When "Saturday Night Fever" became a 1977 box-office smash, launching the disco craze, leading lady Karen Lynn Gorney was hailed by some as "an instant movie star."
So what happened?
"People didn't know what to do with Stephanie Mangano," says Gorney, who felt typecast as the movie's tough-on-the-outside, soft-on-the-inside Brooklyn secretary. "I think that what happened is that I was so vulnerable and scared, whatever people projected on me, I became. People thought I was that person in the movie, and I became that--instead of someone who was stable and whole and had some sense of herself."

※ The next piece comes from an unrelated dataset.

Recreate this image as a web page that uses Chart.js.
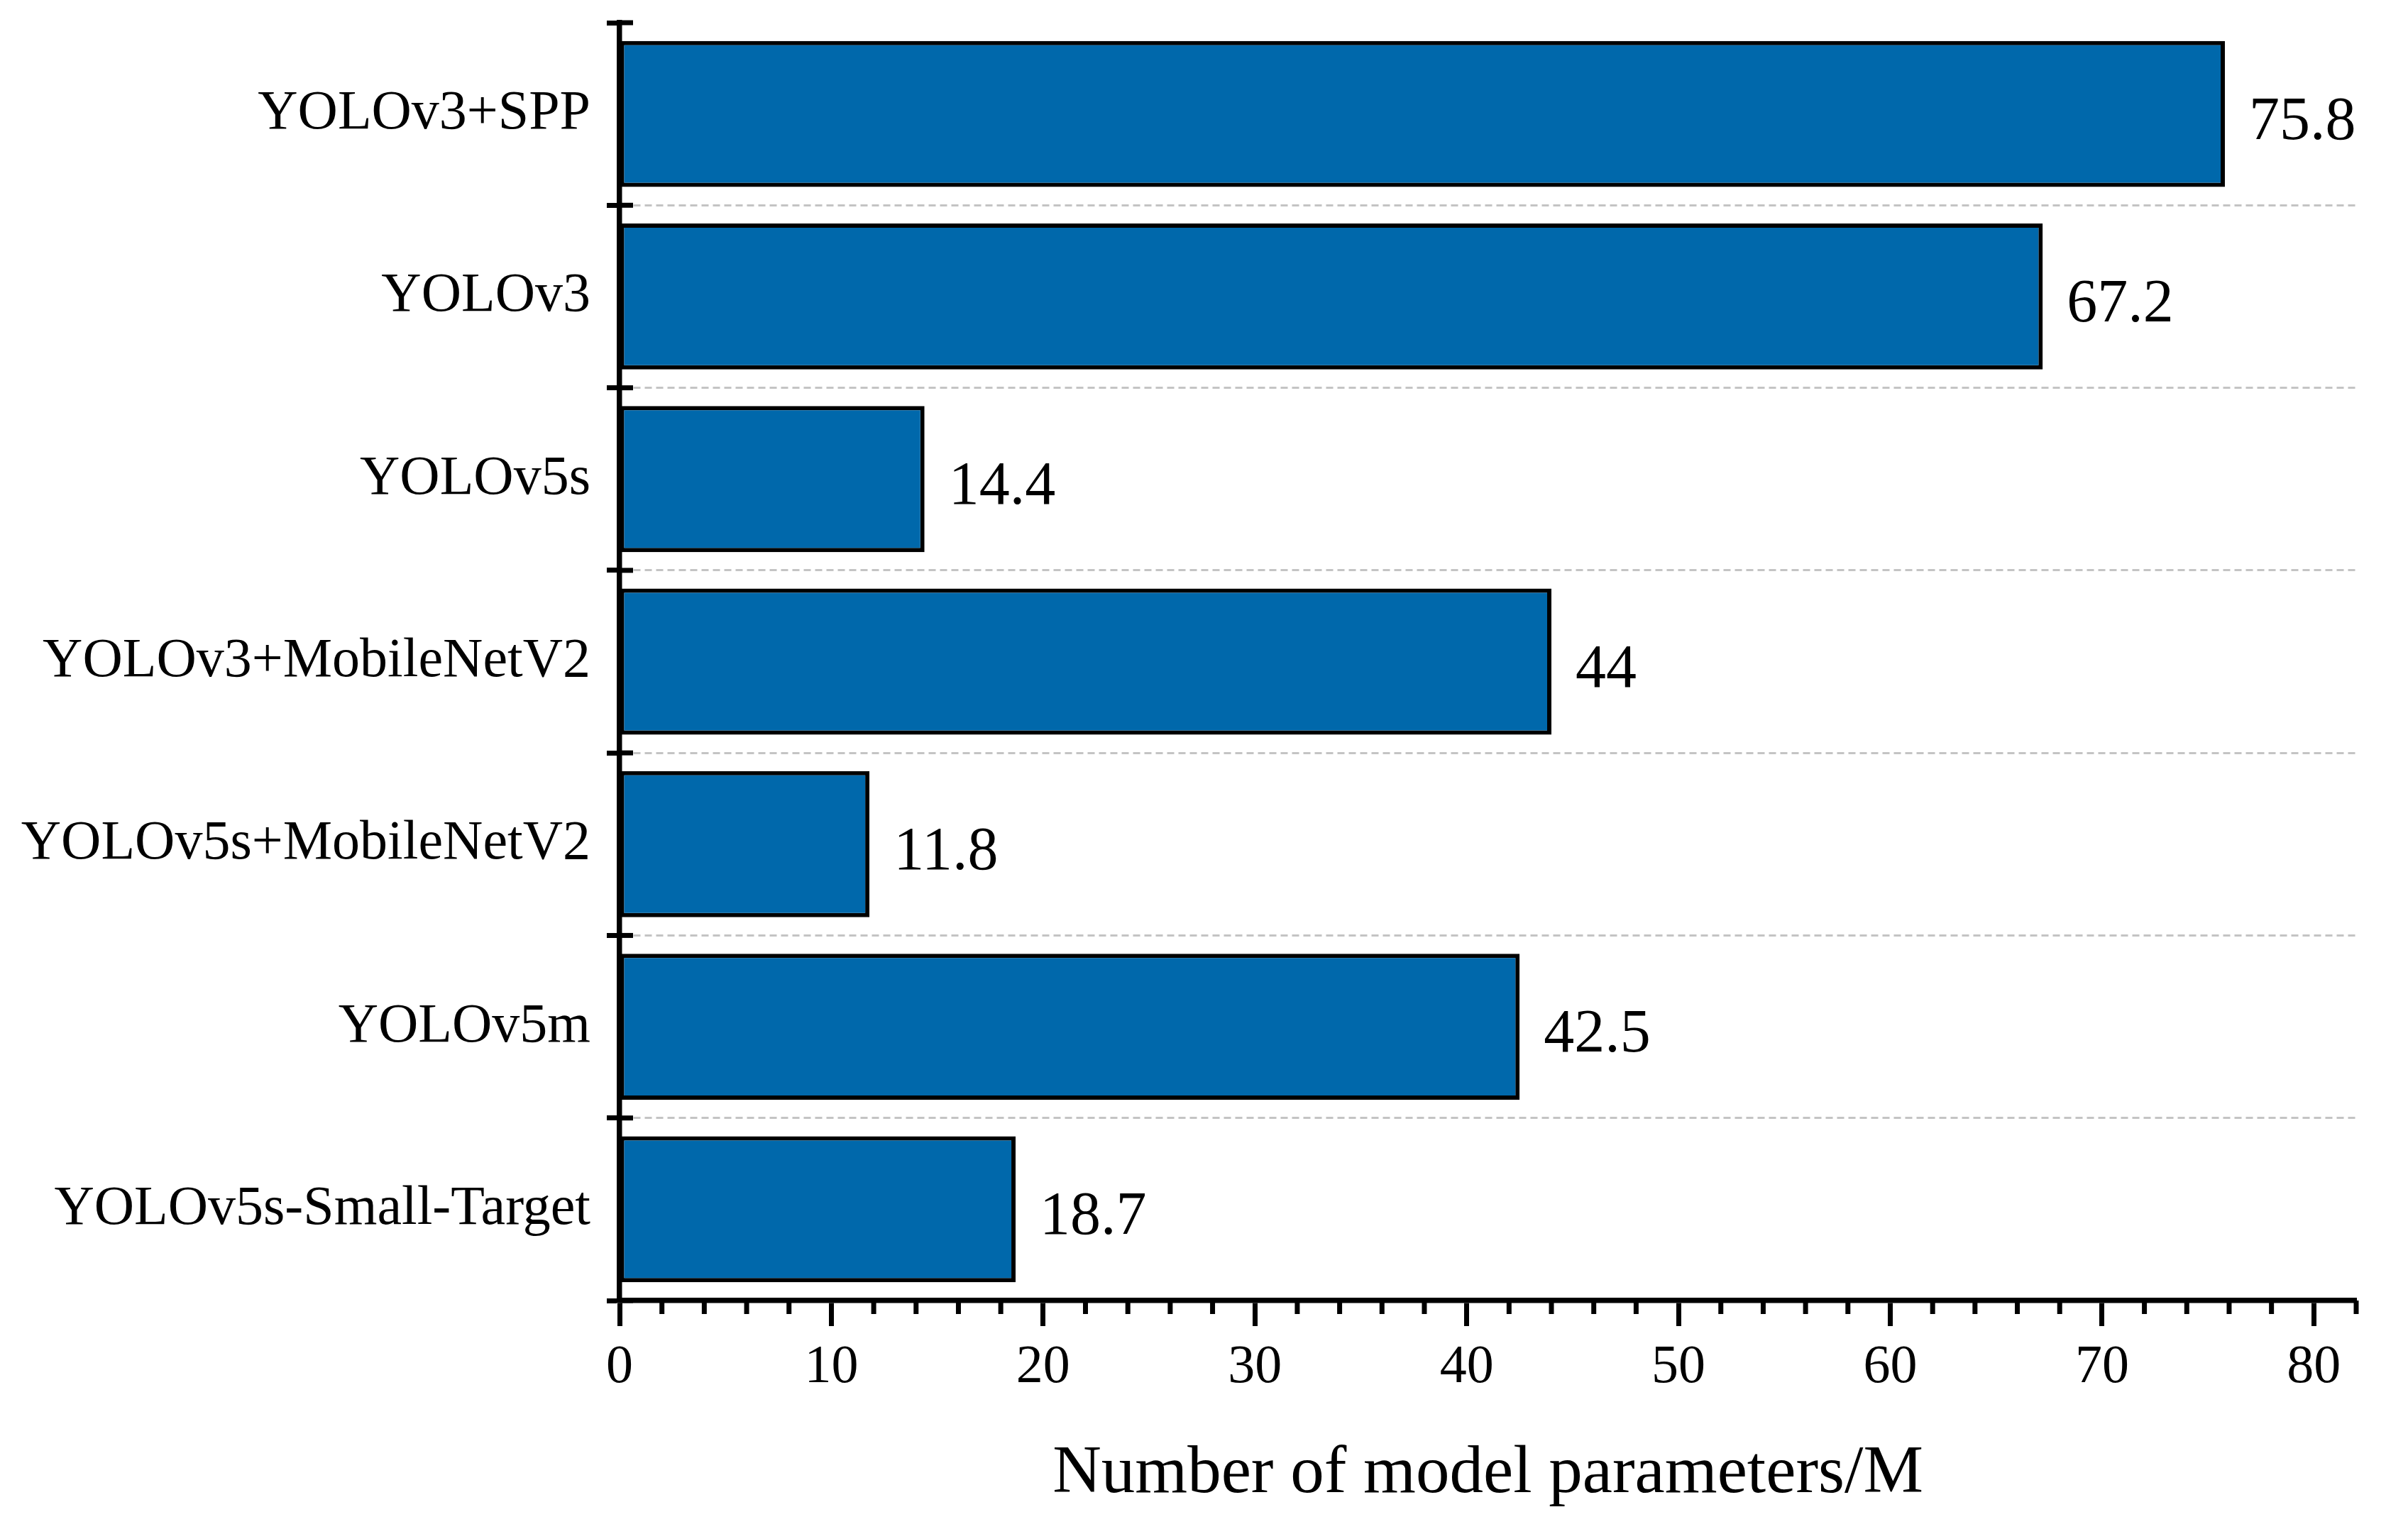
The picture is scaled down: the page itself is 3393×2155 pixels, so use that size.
<!DOCTYPE html>
<html>
<head>
<meta charset="utf-8">
<script src="https://cdn.jsdelivr.net/npm/chart.js@4.4.1/dist/chart.umd.min.js"></script>
<style>
html,body{margin:0;padding:0;background:#fff;}
#wrap{width:3393px;height:2155px;}
</style>
</head>
<body>
<div id="wrap"><canvas id="c" width="3393" height="2155"></canvas></div>
<script>
const categories = ['YOLOv3+SPP', 'YOLOv3', 'YOLOv5s', 'YOLOv3+MobileNetV2', 'YOLOv5s+MobileNetV2', 'YOLOv5m', 'YOLOv5s-Small-Target'];
const paramValues = [75.8, 67.2, 14.4, 44, 11.8, 42.5, 18.7];
const valueLabels = ['75.8', '67.2', '14.4', '44', '11.8', '42.5', '18.7'];
const xMajorTicks = [0, 10, 20, 30, 40, 50, 60, 70, 80];
const xAxisMin = 0;
const xAxisMax = 82;
const xMinorStep = 2;
const xTitle = 'Number of model parameters/M';

const FONT = "'Liberation Serif', 'Times New Roman', serif";

const decor = {
  id: 'decor',
  afterDatasetsDraw(chart) {
    const ctx = chart.ctx;
    const xs = chart.scales.x, ys = chart.scales.y;
    ctx.save();
    ctx.strokeStyle = '#000';
    ctx.lineWidth = 7;
    ctx.lineCap = 'butt';
    // inner half of the category boundary ticks
    for (let i = 0; i <= categories.length; i++) {
      const py = ys.getPixelForValue(i - 0.5);
      ctx.beginPath();
      ctx.moveTo(xs.left, py);
      ctx.lineTo(xs.left + 19, py);
      ctx.stroke();
    }
    // minor x ticks
    xs.ticks.forEach(t => {
      if (!xMajorTicks.includes(t.value)) {
        const px = xs.getPixelForValue(t.value);
        ctx.beginPath();
        ctx.moveTo(px, xs.top);
        ctx.lineTo(px, xs.top + 19);
        ctx.stroke();
      }
    });
    // value labels
    const meta = chart.getDatasetMeta(0);
    ctx.fillStyle = '#000';
    ctx.font = '86px ' + FONT;
    ctx.textAlign = 'left';
    ctx.textBaseline = 'alphabetic';
    meta.data.forEach((bar, i) => {
      ctx.fillText(valueLabels[i], bar.x + 34, bar.y + 35);
    });
    ctx.restore();
  }
};

new Chart(document.getElementById('c'), {
  type: 'bar',
  data: {
    labels: categories,
    datasets: [{
      data: paramValues,
      backgroundColor: '#0068AB',
      borderColor: '#000',
      borderWidth: 6,
      borderSkipped: false,
      barPercentage: 0.8,
      categoryPercentage: 1.0
    }]
  },
  options: {
    indexAxis: 'y',
    responsive: false,
    animation: false,
    devicePixelRatio: 1,
    layout: { padding: { top: 32, right: 73, left: 0, bottom: 0 } },
    plugins: { legend: { display: false }, tooltip: { enabled: false } },
    scales: {
      x: {
        type: 'linear',
        min: xAxisMin,
        max: xAxisMax,
        ticks: {
          stepSize: xMinorStep,
          autoSkip: false,
          maxRotation: 0,
          minRotation: 0,
          padding: 13,
          color: '#000',
          font: { family: FONT, size: 76 },
          callback: v => xMajorTicks.includes(v) ? String(v) : ''
        },
        grid: {
          drawOnChartArea: false,
          tickLength: 36,
          tickWidth: 7,
          tickColor: c => (c.tick && xMajorTicks.includes(c.tick.value)) ? '#000' : 'rgba(0,0,0,0)'
        },
        border: { color: '#000', width: 7.5 },
        title: {
          display: true,
          text: xTitle,
          color: '#000',
          font: { family: FONT, size: 95 },
          padding: { top: 0, bottom: 20 }
        },
        afterFit: s => { s.height = 322; s.paddingLeft = 0; s.paddingRight = 0; }
      },
      y: {
        ticks: {
          autoSkip: false,
          padding: 23,
          color: '#000',
          font: { family: FONT, size: 78 }
        },
        grid: {
          color: c => (c.index === undefined || c.index === 0) ? 'rgba(0,0,0,0)' : '#c4c4c4',
          lineWidth: 3,
          tickLength: 18,
          tickWidth: 7,
          tickColor: '#000'
        },
        border: { color: '#000', width: 7.5, dash: [10, 6] },
        afterFit: s => { s.width = 873; s.paddingTop = 0; s.paddingBottom = 0; }
      }
    }
  },
  plugins: [decor]
});
</script>
</body>
</html>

Casting meetings went nowhere; at one point, she nixed an offer to star in a "Saturday Night Fever" TV series. In 1979, she headed for England--bolstered by some nightclub singing experience, and a stack of her own song compositions. "I fancied myself a rock star," recalls Gorney, whose father, Jay Gorney, wrote the Depression-era classic "Brother, Can You Spare a Dime?" She produced her own album, which EMI bought. Only one single was released, and Gorney returned to New York after a year. "I really don't mess around with music anymore," she says.

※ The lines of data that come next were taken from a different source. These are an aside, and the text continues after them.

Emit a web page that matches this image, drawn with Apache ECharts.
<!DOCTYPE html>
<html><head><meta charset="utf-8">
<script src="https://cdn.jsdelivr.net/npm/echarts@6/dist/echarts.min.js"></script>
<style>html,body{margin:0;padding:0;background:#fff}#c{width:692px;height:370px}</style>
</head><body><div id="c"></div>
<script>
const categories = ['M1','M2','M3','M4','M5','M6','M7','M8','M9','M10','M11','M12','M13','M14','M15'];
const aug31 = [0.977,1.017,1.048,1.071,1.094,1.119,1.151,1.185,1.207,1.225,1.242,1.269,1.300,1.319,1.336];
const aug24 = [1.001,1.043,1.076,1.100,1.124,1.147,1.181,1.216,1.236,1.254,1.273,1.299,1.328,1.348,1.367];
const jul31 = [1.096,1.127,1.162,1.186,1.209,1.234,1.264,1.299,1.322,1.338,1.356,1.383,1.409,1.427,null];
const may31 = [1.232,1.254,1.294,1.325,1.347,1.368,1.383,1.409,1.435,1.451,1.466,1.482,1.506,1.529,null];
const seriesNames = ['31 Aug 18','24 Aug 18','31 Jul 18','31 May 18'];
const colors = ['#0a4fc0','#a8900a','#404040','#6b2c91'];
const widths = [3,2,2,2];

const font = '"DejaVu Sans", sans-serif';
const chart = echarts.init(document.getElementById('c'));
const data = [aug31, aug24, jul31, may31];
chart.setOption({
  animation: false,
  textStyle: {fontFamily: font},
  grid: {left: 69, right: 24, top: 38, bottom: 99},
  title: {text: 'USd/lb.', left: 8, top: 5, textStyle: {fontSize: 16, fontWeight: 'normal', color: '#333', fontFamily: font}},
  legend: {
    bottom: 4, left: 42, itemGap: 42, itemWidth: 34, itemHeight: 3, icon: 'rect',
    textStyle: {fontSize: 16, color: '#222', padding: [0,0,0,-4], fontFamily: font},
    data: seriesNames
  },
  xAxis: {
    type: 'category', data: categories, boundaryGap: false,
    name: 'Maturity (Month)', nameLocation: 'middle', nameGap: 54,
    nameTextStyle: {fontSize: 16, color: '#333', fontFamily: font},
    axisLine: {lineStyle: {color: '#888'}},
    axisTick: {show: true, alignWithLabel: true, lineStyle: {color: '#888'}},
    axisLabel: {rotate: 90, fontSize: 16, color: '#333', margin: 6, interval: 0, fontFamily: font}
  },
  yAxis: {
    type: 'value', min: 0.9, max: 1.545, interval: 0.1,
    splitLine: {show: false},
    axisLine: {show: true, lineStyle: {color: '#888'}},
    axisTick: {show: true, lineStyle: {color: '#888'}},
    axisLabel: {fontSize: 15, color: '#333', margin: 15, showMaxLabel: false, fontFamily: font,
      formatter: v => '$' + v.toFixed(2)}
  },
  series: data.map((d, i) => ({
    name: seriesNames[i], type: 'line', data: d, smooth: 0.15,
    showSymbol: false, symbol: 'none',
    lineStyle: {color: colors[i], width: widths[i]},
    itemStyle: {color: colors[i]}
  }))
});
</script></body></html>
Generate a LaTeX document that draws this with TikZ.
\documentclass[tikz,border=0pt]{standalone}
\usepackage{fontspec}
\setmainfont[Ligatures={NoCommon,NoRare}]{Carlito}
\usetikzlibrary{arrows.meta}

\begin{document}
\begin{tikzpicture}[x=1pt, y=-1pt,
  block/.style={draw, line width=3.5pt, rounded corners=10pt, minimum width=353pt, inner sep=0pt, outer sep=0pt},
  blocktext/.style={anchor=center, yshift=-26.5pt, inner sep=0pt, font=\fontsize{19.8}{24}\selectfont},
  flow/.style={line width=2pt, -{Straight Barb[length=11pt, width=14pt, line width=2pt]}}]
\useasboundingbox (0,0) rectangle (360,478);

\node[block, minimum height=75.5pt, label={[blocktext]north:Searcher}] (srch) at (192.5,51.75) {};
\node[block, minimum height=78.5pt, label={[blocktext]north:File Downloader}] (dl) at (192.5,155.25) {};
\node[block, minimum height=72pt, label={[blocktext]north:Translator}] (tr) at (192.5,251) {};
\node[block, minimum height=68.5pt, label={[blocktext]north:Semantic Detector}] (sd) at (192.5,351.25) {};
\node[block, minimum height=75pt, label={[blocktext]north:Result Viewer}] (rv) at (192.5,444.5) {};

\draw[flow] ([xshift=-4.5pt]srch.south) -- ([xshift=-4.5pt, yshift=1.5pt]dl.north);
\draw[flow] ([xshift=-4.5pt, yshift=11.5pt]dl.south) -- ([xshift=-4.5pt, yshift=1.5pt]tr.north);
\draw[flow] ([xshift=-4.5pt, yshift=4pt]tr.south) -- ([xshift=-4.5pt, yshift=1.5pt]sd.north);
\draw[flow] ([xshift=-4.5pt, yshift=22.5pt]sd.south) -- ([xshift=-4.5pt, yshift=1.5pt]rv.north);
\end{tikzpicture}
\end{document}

Now 44, she spent most of the past decade doing "play after play" ("Richard III," "Arms and the Man," "Dracula," etc.) in Off-Broadway and regional theater. Recently, she appeared in the cable-TV movie "The Dean's List."

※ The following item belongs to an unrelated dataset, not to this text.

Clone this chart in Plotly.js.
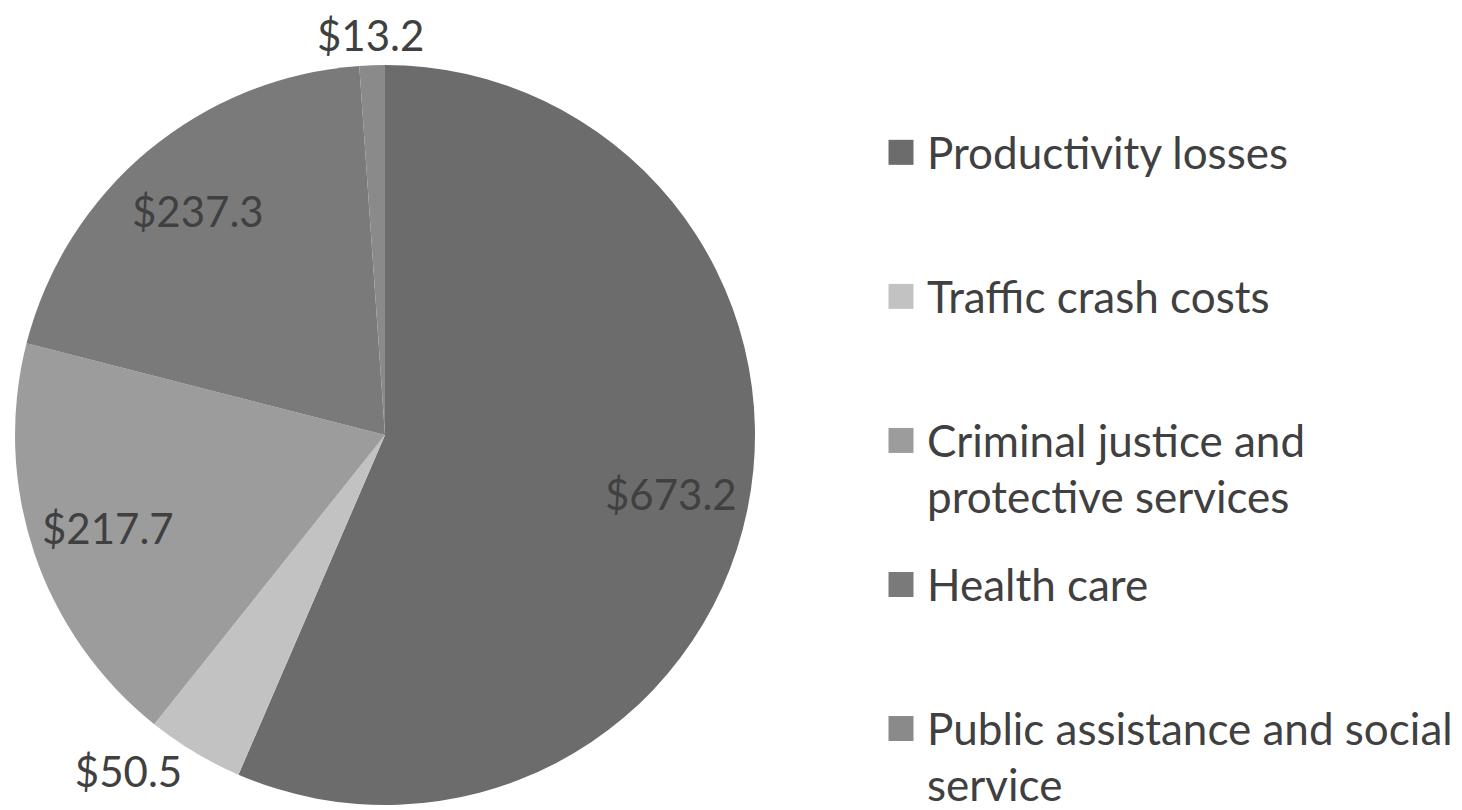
<!DOCTYPE html>
<html><head><meta charset="utf-8">
<script src="https://cdn.plot.ly/plotly-3.0.1.min.js"></script>
<style>html,body{margin:0;padding:0;background:#fff;}#chart{width:1462px;height:810px;}</style>
</head><body><div id="chart"></div>
<script>
// ---- data ----
const categories = ["Productivity losses", "Traffic crash costs", "Criminal justice and<br>protective services", "Health care", "Public assistance and social<br>service"];
const costs = [673.2, 50.5, 217.7, 237.3, 13.2];
const sliceColors = ["#6c6c6c", "#c2c2c2", "#9c9c9c", "#7a7a7a", "#8a8a8a"];
// label placement: "in" = inside slice, "out" = outside edge, "native" = Plotly outside text
const labelModes = ["in", "native", "in", "in", "out"];

// ---- layout constants ----
const W = 1462, H = 810;
const PIE_CX = 385, PIE_CY = 435, PIE_R = 370;
const FONT = "Lato, 'Noto Sans', sans-serif";
const TEXT_COLOR = "#404040";
const LABEL_SIZE = 42;
const LEGEND_TEXT_SIZE = 44;
const LEGEND_LINE_SIZE = 21.7;   // nominal line height base for legend spacing
const LINES_PER_ENTRY = 5;

const fmt = v => "$" + v.toFixed(1);

// legend labels: visible text in a larger span, padded with blank lines for spacing
const legendLabels = categories.map((c, idx) => {
  const parts = c.split("<br>").map(p => '<span style="font-size:' + LEGEND_TEXT_SIZE + 'px">' + p + '</span>');
  let s = parts.join("<br> <br>");
  let n = parts.length * 2 - 1;
  if (idx < categories.length - 1) {
    while (n < LINES_PER_ENTRY) { s += "<br> "; n++; }
  }
  return s;
});

const trace = {
  type: "pie",
  labels: legendLabels,
  values: costs,
  sort: false,
  direction: "clockwise",
  rotation: 0,
  marker: {colors: sliceColors, line: {width: 0}},
  texttemplate: "$%{value:.1f}",
  textposition: labelModes.map(m => m === "native" ? "outside" : "none"),
  textfont: {family: FONT, size: LABEL_SIZE, color: TEXT_COLOR},
  outsidetextfont: {family: FONT, size: LABEL_SIZE, color: TEXT_COLOR},
  hoverinfo: "none",
  domain: {x: [(PIE_CX - PIE_R) / W, (PIE_CX + PIE_R) / W], y: [1 - (PIE_CY + PIE_R) / H, 1 - (PIE_CY - PIE_R) / H]},
  automargin: false
};

// data labels placed along each slice's mid-angle (computed from the values)
const total = costs.reduce((a, b) => a + b, 0);
const annotations = [];
let cum = 0;
costs.forEach((v, i) => {
  const mid = (cum + v / 2) / total * 2 * Math.PI;
  cum += v;
  const dx = Math.sin(mid), dy = -Math.cos(mid);
  let px, py;
  if (labelModes[i] === "in") {
    px = PIE_CX + 0.79 * PIE_R * dx;
    py = PIE_CY + 0.79 * PIE_R * dy;
  } else if (labelModes[i] === "out") {
    const halfW = 52, halfH = 22, gap = 8;
    px = PIE_CX + (PIE_R + gap) * dx + dx * halfW;
    py = PIE_CY + (PIE_R + gap) * dy + dy * halfH;
  } else return;
  annotations.push({
    xref: "paper", yref: "paper", x: px / W, y: 1 - py / H,
    xanchor: "center", yanchor: "middle", showarrow: false,
    text: fmt(v), font: {family: FONT, size: LABEL_SIZE, color: TEXT_COLOR}
  });
});

const layout = {
  width: W, height: H,
  margin: {l: 0, r: 0, t: 0, b: 0, autoexpand: false},
  paper_bgcolor: "#ffffff",
  showlegend: true,
  annotations: annotations,
  legend: {
    x: 0.6067, y: 0.8275, xanchor: "left", yanchor: "top",
    font: {family: FONT, size: LEGEND_LINE_SIZE, color: TEXT_COLOR},
    valign: "top",
    bgcolor: "rgba(0,0,0,0)"
  }
};

Plotly.newPlot("chart", [trace], layout, {displayModeBar: false, staticPlot: true}).then(() => {
  document.querySelectorAll("#chart .legendpoints path").forEach(p => {
    p.setAttribute("d", "M12.5,12.5H-12.5V-12.5H12.5Z");
    p.setAttribute("transform", "translate(14,-8)");
  });
  document.querySelectorAll("#chart .legend [clip-path]").forEach(el => el.removeAttribute("clip-path"));
  document.querySelectorAll("#chart .legend .scrollbar").forEach(el => el.remove());
});
</script></body></html>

Classically trained--a BFA from Carnegie Mellon and a master's from Brandeis--she got her first film role as a teen-ager in the 1963 drama "David and Lisa." She later snared the role of Tara in the ABC soap "All My Children," a seven-year stint that led to soap fame and, eventually, "Saturday Night Fever" for director John Badham, a close friend.
Of future film possibilities, she adds: "It was about 15 years between 'David and Lisa' and 'Fever.' Maybe I'll be one of those theater actors who does a film every dozen or so years, like Michael Redgrave."